Modello 231 non adeguato: cosa significa?

da | 23 Giu 2020 | News

Una recente sentenza della Cassazione penale (22/01/2020, n. 13575) offre uno spunto di riflessione sul contenuto del Modello 231 2001 per poter essere considerato idoneo a prevenire la commissione di reati presupposto.

La Cassazione afferma che in materia di responsabilità degli enti derivante da reati colposi di evento in violazione della normativa antinfortunistica, il vantaggio di cui all’art. 5, D.Lgs. 8 giugno 2001, n. 231, operante quale criterio di imputazione oggettiva della responsabilità, può consistere anche nella velocizzazione degli interventi manutentivi che sia tale da incidere sui tempi di lavorazione.

Bene, il presupposto della condanna è chiaro: il vantaggio per l’Ente non organizzato può consistere nella velocizzazione dell’attività produttiva a scapito della sicurezza.

Ma cosa si intende per Modello 231 inadeguato?

La lettura della sentenza non fornisce una risposta chiara. Al contrario, genera confusione e pericolose interpretazioni.

Da un lato, infatti, si afferma che la Società colpita da imputazione 231 sia stata condannata per “l’adozione di un modello organizzativo insufficiente rispetto alle finalità di prevenzione e protezione contro i rischi derivanti dalla rimozione della plastica da un macchinario”.

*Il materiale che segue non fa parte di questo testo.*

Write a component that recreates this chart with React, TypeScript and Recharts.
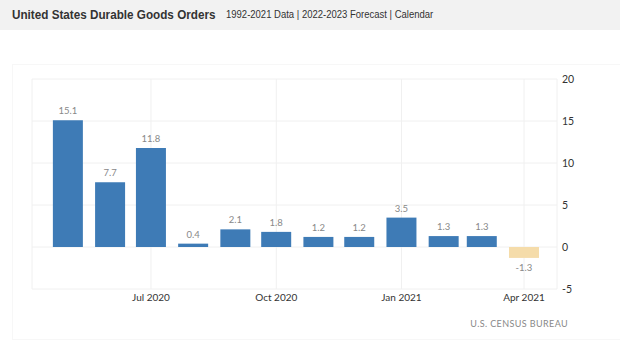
import { Bar, BarChart, CartesianGrid, Cell, LabelList, XAxis, YAxis } from "recharts";

const months = [
  "2020-05", "2020-06", "2020-07", "2020-08", "2020-09", "2020-10",
  "2020-11", "2020-12", "2021-01", "2021-02", "2021-03", "2021-04",
];
const orders = [15.1, 7.7, 11.8, 0.4, 2.1, 1.8, 1.2, 1.2, 3.5, 1.3, 1.3, -1.3];
const isForecast = [false, false, false, false, false, false, false, false, false, false, false, true];
const xTickMonths = ["2020-07", "2020-10", "2021-01", "2021-04"];
const yTicks = [-5, 0, 5, 10, 15, 20];
const monthNames = ["Jan", "Feb", "Mar", "Apr", "May", "Jun", "Jul", "Aug", "Sep", "Oct", "Nov", "Dec"];

const toTime = (m: string) => {
  const [y, mo] = m.split("-").map(Number);
  return Date.UTC(y, mo - 1, 1);
};

const DAY = 86400000;

const data = months.map((m, i) => ({
  t: toTime(m),
  value: orders[i],
  forecast: isForecast[i],
}));

const xTicks = xTickMonths.map(toTime);
const xDomain = [data[0].t - 26.4 * DAY, data[data.length - 1].t + 24.2 * DAY];

const formatMonth = (t: number) => {
  const d = new Date(t);
  return `${monthNames[d.getUTCMonth()]} ${d.getUTCFullYear()}`;
};

const chartFont = "Lato, 'Liberation Sans', sans-serif";

export default function App() {
  return (
    <div
      style={{
        position: "absolute",
        left: 0,
        top: 0,
        width: 620,
        height: 354,
        background: "#fff",
        overflow: "hidden",
        fontFamily: "'Liberation Sans', Arial, sans-serif",
      }}
    >
      <div
        style={{
          position: "absolute",
          left: 0,
          top: 0,
          width: 620,
          height: 30,
          background: "#f2f2f2",
        }}
      >
        <span
          style={{
            position: "absolute",
            left: 12,
            top: 7,
            fontSize: 13,
            fontWeight: "bold",
            color: "#333",
            whiteSpace: "nowrap",
            transform: "scaleX(0.9)",
            transformOrigin: "left",
          }}
        >
          United States Durable Goods Orders
        </span>
        <span
          style={{
            position: "absolute",
            left: 226,
            top: 9,
            fontSize: 10,
            color: "#333",
            whiteSpace: "nowrap",
            transform: "scaleX(0.95)",
            transformOrigin: "left",
          }}
        >
          1992-2021 Data | 2022-2023 Forecast | Calendar
        </span>
      </div>
      {/* faint card outline around the chart */}
      <div
        style={{
          position: "absolute",
          left: 12,
          top: 64,
          width: 620,
          height: 276,
          border: "1px solid #f7f7f7",
          boxSizing: "border-box",
        }}
      />
      <div style={{ position: "absolute", left: 0, top: 0 }}>
        <BarChart
          width={620}
          height={354}
          data={data}
          margin={{ top: 79, right: 23, left: 32, bottom: 35 }}
        >
          <CartesianGrid stroke="#f0f0f0" />
          <XAxis
            dataKey="t"
            type="number"
            domain={xDomain}
            ticks={xTicks}
            tickFormatter={formatMonth}
            axisLine={false}
            tickLine={false}
            tickSize={0}
            tickMargin={5}
            height={30}
            tick={{ fontSize: 10, fill: "#333", fontFamily: chartFont }}
            allowDataOverflow
          />
          <YAxis
            orientation="right"
            domain={[-5, 20]}
            ticks={yTicks}
            axisLine={false}
            tickLine={false}
            tickSize={0}
            tickMargin={5}
            width={40}
            tick={{ fontSize: 10.5, fill: "#333", fontFamily: chartFont, textAnchor: "start" }}
          />
          <Bar dataKey="value" barSize={30} isAnimationActive={false}>
            {data.map((d) => (
              <Cell key={d.t} fill={d.forecast ? "#f5dcaa" : "#3e7bb6"} />
            ))}
            <LabelList
              dataKey="value"
              position="top"
              offset={6}
              formatter={(v: number) => v.toFixed(1)}
              style={{ fontSize: 9.5, fill: "#888", fontFamily: chartFont }}
            />
          </Bar>
        </BarChart>
      </div>
      <div
        style={{
          position: "absolute",
          right: 52,
          top: 318,
          fontSize: 9,
          color: "#888",
          letterSpacing: 0.4,
          fontFamily: chartFont,
          whiteSpace: "nowrap",
        }}
      >
        U.S. CENSUS BUREAU
      </div>
    </div>
  );
}
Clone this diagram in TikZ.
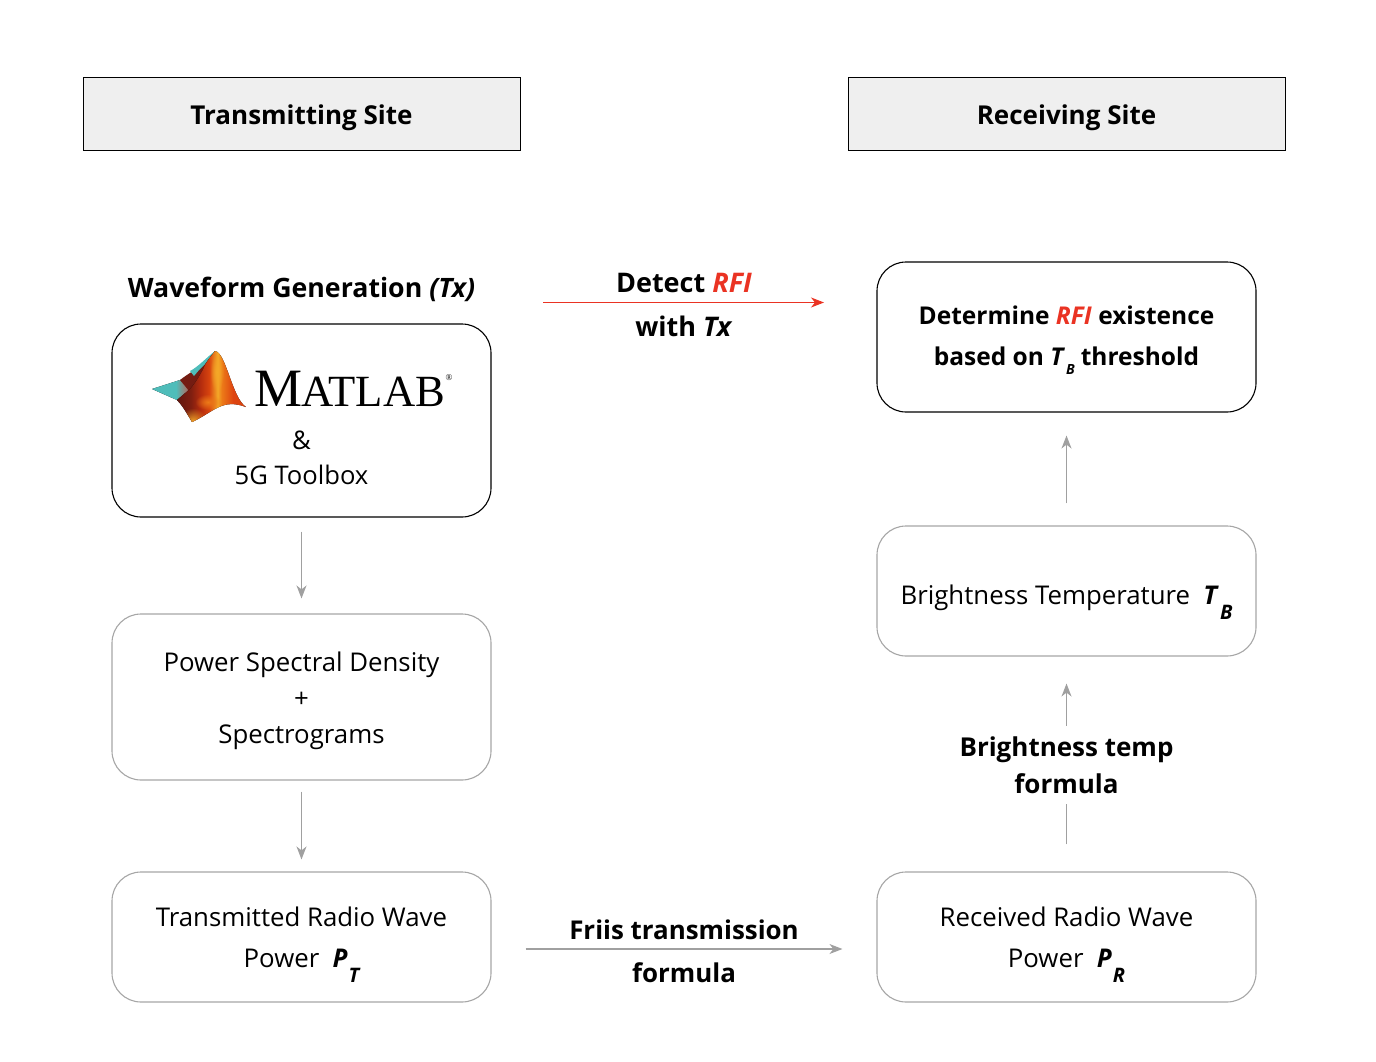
\documentclass[tikz,border=0pt]{standalone}
\usepackage{fontspec}
\setmainfont{Open Sans}
\newfontfamily\lserif{Liberation Serif}
\usetikzlibrary{arrows.meta,fadings}
\tikzfading[name=softfade,inner color=transparent!0,outer color=transparent!100]
\definecolor{hdr}{HTML}{EFEFEF}
\definecolor{boxgray}{HTML}{A6A6A6}
\definecolor{arrgray}{HTML}{A0A0A0}
\definecolor{rfired}{HTML}{EA3323}
\definecolor{mA}{HTML}{5E1610}
\definecolor{mB}{HTML}{7E1E10}
\definecolor{mC}{HTML}{B42C0E}
\definecolor{mD}{HTML}{D8440E}
\definecolor{mE}{HTML}{F4A828}
\definecolor{mF}{HTML}{EC7A18}
\definecolor{mG}{HTML}{DE4410}
\definecolor{mT}{HTML}{4FBDBA}
\definecolor{mM}{HTML}{9E7A70}
\definecolor{mR}{HTML}{741C12}
\pgfdeclarehorizontalshading{membrane}{100bp}{
 color(0bp)=(mA); color(25bp)=(mA); color(36bp)=(mB);
 color(43bp)=(mC); color(49bp)=(mD); color(55bp)=(mE); color(58bp)=(mF);
 color(66bp)=(mG); color(75bp)=(mD); color(100bp)=(mD)}
\pgfdeclarehorizontalshading{tealfade}{100bp}{
 color(0bp)=(mT); color(25bp)=(mT); color(50bp)=(mT);
 color(60bp)=(mM); color(72bp)=(mR); color(100bp)=(mR)}
\newcommand{\sbs}[1]{\smash{\raisebox{-15pt}{\fontsize{20}{20}\selectfont\itshape\bfseries #1}}}
\tikzset{
 x=1pt,y=-1pt,
 hdrbox/.style={draw=black,line width=1pt,fill=hdr,minimum width=437pt,minimum height=73pt,inner sep=0pt,font=\fontsize{26}{30}\selectfont\bfseries},
 rbox/.style={draw=#1,rounded corners=29pt,line width=1.1pt,minimum width=379pt,inner sep=0pt,align=center,font=\fontsize{25.8}{41}\selectfont},
 lbl/.style={inner sep=0pt,font=\fontsize{27}{37}\selectfont\bfseries,align=center},
 con/.style={draw=arrgray,line width=1.1pt,-{Stealth[length=13pt,width=10pt,inset=4pt]}},
 plainline/.style={draw=arrgray,line width=1.1pt},
 redcon/.style={draw=rfired,line width=1.1pt,-{Stealth[length=13pt,width=10pt,inset=4pt]}},
}
\begin{document}
\begin{tikzpicture}
\useasboundingbox (0,0) rectangle (1376,1062);
\node[hdrbox] (tx) at (301.5,114.5) {\raisebox{-10pt}[0pt][0pt]{Transmitting Site}};
\node[hdrbox] (rx) at (1066.5,114.5) {\raisebox{-10pt}[0pt][0pt]{Receiving Site}};

\node[lbl,font=\fontsize{26.7}{37}\selectfont\bfseries] (wg) at (301.5,289) {Waveform Generation \textit{(Tx)}};
\node[rbox=black,minimum height=193pt] (ml) at (301.5,420.5) {};
\node[inner sep=0pt,font=\fontsize{25.6}{30}\selectfont] (amp) at (301.5,440) {\&};
\node[inner sep=0pt,font=\fontsize{25.6}{30}\selectfont] (tb) at (301.5,475) {5G Toolbox};
\node[inner sep=0pt,anchor=base west,font=\lserif\fontsize{54}{54}\selectfont] (mlname) at (254,406) {M\kern-1pt\fontsize{44.6}{45}\selectfont ATLAB};
\node[inner sep=0pt,font=\lserif\fontsize{9}{9}\selectfont] (mlreg) at (449,378) {®};

% membrane logo
\fill[shading=tealfade] (152,389) -- (180,380) -- (190,379) -- (200,388) -- (190,400) -- (177,400) -- cycle;
\fill[mR] (180,380) .. controls (190,372) and (198,370) .. (215,351) -- (208,372) -- (190,392) -- cycle;
\fill[mT] (190,371) .. controls (198,367) and (206,358) .. (215,351) .. controls (209,359) and (205,365) .. (199,370) -- (194,376) -- cycle;
\begin{scope}
\clip (215,351) .. controls (226,352) and (232,398) .. (246,407)
  .. controls (222,398) and (214,412) .. (192,422)
  .. controls (186,412) and (182,405) .. (177,400) -- (190,389)
  .. controls (197,381) and (202,372) .. (205,365) .. controls (209,358) and (212,355) .. (215,351) -- cycle;
\fill[shading=membrane] (175,351) rectangle (246,422);
\fill[mE,path fading=softfade] (193,422) circle[radius=14pt];
\fill[mE,path fading=softfade] (217,372) ellipse[x radius=7pt,y radius=20pt];
\fill[mF,path fading=softfade] (208,402) ellipse[x radius=13pt,y radius=8pt];
\end{scope}

\node[rbox=boxgray,minimum height=166pt] (psd) at (301.5,697) {};
\node[inner sep=0pt,align=center,font=\fontsize{25.8}{36}\selectfont] (psdt) at (301.5,700.5) {Power Spectral Density\\+\\Spectrograms};
\node[rbox=boxgray,minimum height=130pt] (pt) at (301.5,937) {Transmitted Radio Wave\\Power\ \ \textbf{\textit{P}}\kern1pt\sbs{T}};

\node[rbox=black,minimum height=150pt,font=\fontsize{24.5}{41}\selectfont\bfseries] (det) at (1066.5,337) {\raisebox{2pt}{Determine \textcolor{rfired}{\textit{RFI}} existence}\\\raisebox{2pt}{based on \textit{T}\kern1pt\smash{\raisebox{-9pt}{\fontsize{14}{14}\selectfont\itshape B}}\kern6pt threshold}};
\node[rbox=boxgray,minimum height=130pt] (tbx) at (1066.5,591) {\raisebox{-13pt}[0pt][0pt]{Brightness Temperature\ \ \textbf{\textit{T}}\kern1pt\sbs{B}}};
\node[rbox=boxgray,minimum height=130pt] (pr) at (1066.5,937) {Received Radio Wave\\Power\ \ \textbf{\textit{P}}\kern1pt\sbs{R}};

\node[lbl,minimum height=78pt,font=\fontsize{26}{37}\selectfont\bfseries] (btf) at (1066.5,765) {Brightness temp\\formula};
\node[lbl] (dr) at (684,283) {Detect \textcolor{rfired}{\textit{RFI}}};
\node[lbl] (wt) at (684,326) {with \textit{Tx}};
\node[lbl,font=\fontsize{25.9}{37}\selectfont\bfseries] (fr) at (684,929.5) {Friis transmission};
\node[lbl,font=\fontsize{25.9}{37}\selectfont\bfseries] (fo) at (684,972.5) {formula};

\coordinate (ra) at (543,302.5);
\coordinate (rb) at (824,302.5);
\draw[redcon] (ra) -- (rb);
\draw[con,shorten <=14pt,shorten >=15pt] (ml) -- (psd);
\draw[con,shorten <=11pt,shorten >=12pt] (psd) -- (pt);
\draw[con,shorten <=22pt,shorten >=23pt] (tbx) -- (det);
\draw[plainline,shorten <=27pt] (pr.north) -- (btf.south);
\draw[con,shorten >=27pt] (btf.north) -- (tbx.south);
\draw[con,shorten <=34pt,shorten >=34pt] ([yshift=-12pt]pt.east) -- ([yshift=-12pt]pr.west);
\end{tikzpicture}
\end{document}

La colpa organizzativa dell’Ente risiedeva, secondo il capo d’imputazione, nell’omessa adeguata previsione di un modello organizzativo idoneo, nel quale rientra anche la mancata formazione dei dipendenti: “l’omessa adeguata formazione dei lavoratori, l’assenza della scheda – stampo, l’omessa indicazione nel DVR dei rischi e delle modalità per farvi fronte”.

La lettura della sentenza offre quindi lo spunto per una riflessione: il Modello non prevedeva, tra i protocolli di comportamento la valutazione dei rischi e lo svolgimento di attività di formazione dei dipendenti?

Oppure, in alternativa e secondo il tenore letterale della sentenza, la Società è stata condannata in quanto la valutazione del rischio – pur prevista dal Modello come attività da svolgere – non era adeguata e il corso di formazione non era idoneo?

Cosa deve fare l’OdV?

La risposta al quesito non è di poco conto, soprattutto con riferimento all’attività svolta dall’Organismo di Vigilanza che, nel primo caso, avrebbe ben adempiuto al proprio compito verificando l’esistenza del DVR e lo svolgimento di attività di formazione; nel secondo caso, invece, l’OdV avrebbe dovuto verificare nel merito il contenuto del DVR e il contenuto della formazione somministrata ai dipendenti.

Tale seconda ipotesi non solo non convince ma è contraria ad avviso di chi scrive alle finalità del Modello e anco prima alle previsioni del D.Lgs. 231/2001: non sembra verosimile far gravare sul Modello 231 e sull’OdV un così gravoso onere.

Si spera che in futuro la Suprema Corte faccia maggior chiarezza su tali aspetti in quanto la sentenza in commento lascia aperti troppi e rilevanti dubbi interpretativi.